When Conrad came into his apartment, he found Agatha sitting at the dining room table. She was bowed forward unhappily. Her auburn hair was spilling down. She was supporting her head in her two hands.
“Maa-meee …” A despairing little wail drifted through the nursery wall behind her.
“Sweetheart, go to sleep,” said Agatha. She said it through her teeth.
“But I can’t sleep,” said Jessica tearfully.
“Then close your eyes and lie quietly,” Aggie said more gently. It was a good imitation of patience, Conrad thought.
Conrad closed the door. Agatha looked up and saw him. “Oh, thank God, the cavalry,” she said. Conrad managed a smile. “Would you please go in there and murder our child? We have been doing this for the past hour and a half.”
Conrad nodded wearily.

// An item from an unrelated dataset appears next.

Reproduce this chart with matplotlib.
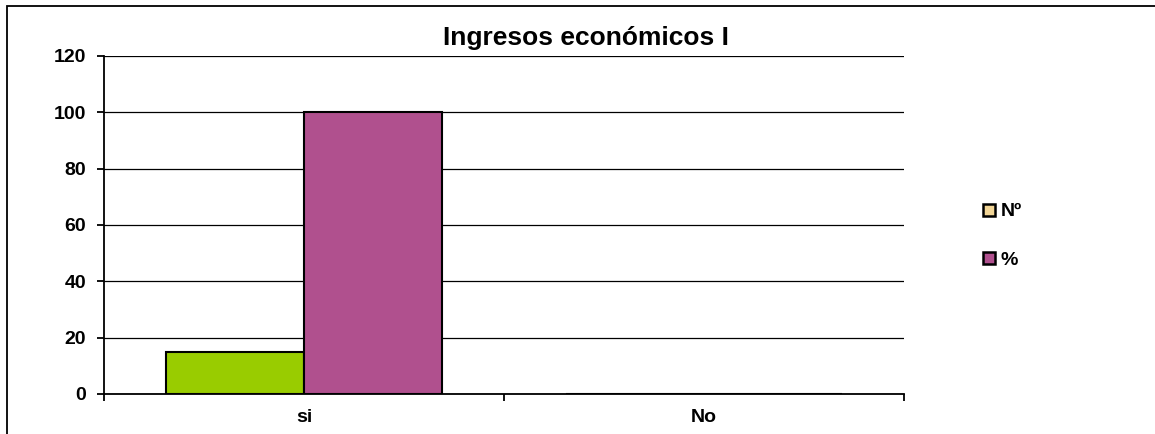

He set his briefcase on the floor and headed into Jessica’s room.
The nursery was Agatha’s masterpiece. She had painted it beautifully. The walls were sky blue. There was a rainbow painted on one, a crystal palace on another. Clouds and unicorns all around. The walls grew darker toward the ceiling. The ceiling itself was night black. It was studded with stars and the faint, ghostly outlines of constellations.
Just under these stars lay Jessica. She was atop the loft bed, level with Conrad’s chin. When he came in, she was lying curled up on her side. Her Big Bird quilt was in a tangle at her feet. She was wearing a pink nightgown and had a pink stuffed turtle tucked under her arm. It was a Turtle Tot, as Conrad recalled, and it was named Moe. Jessica was hugging Moe hard. She had a frown on her face. She had tears brimming in her eyes.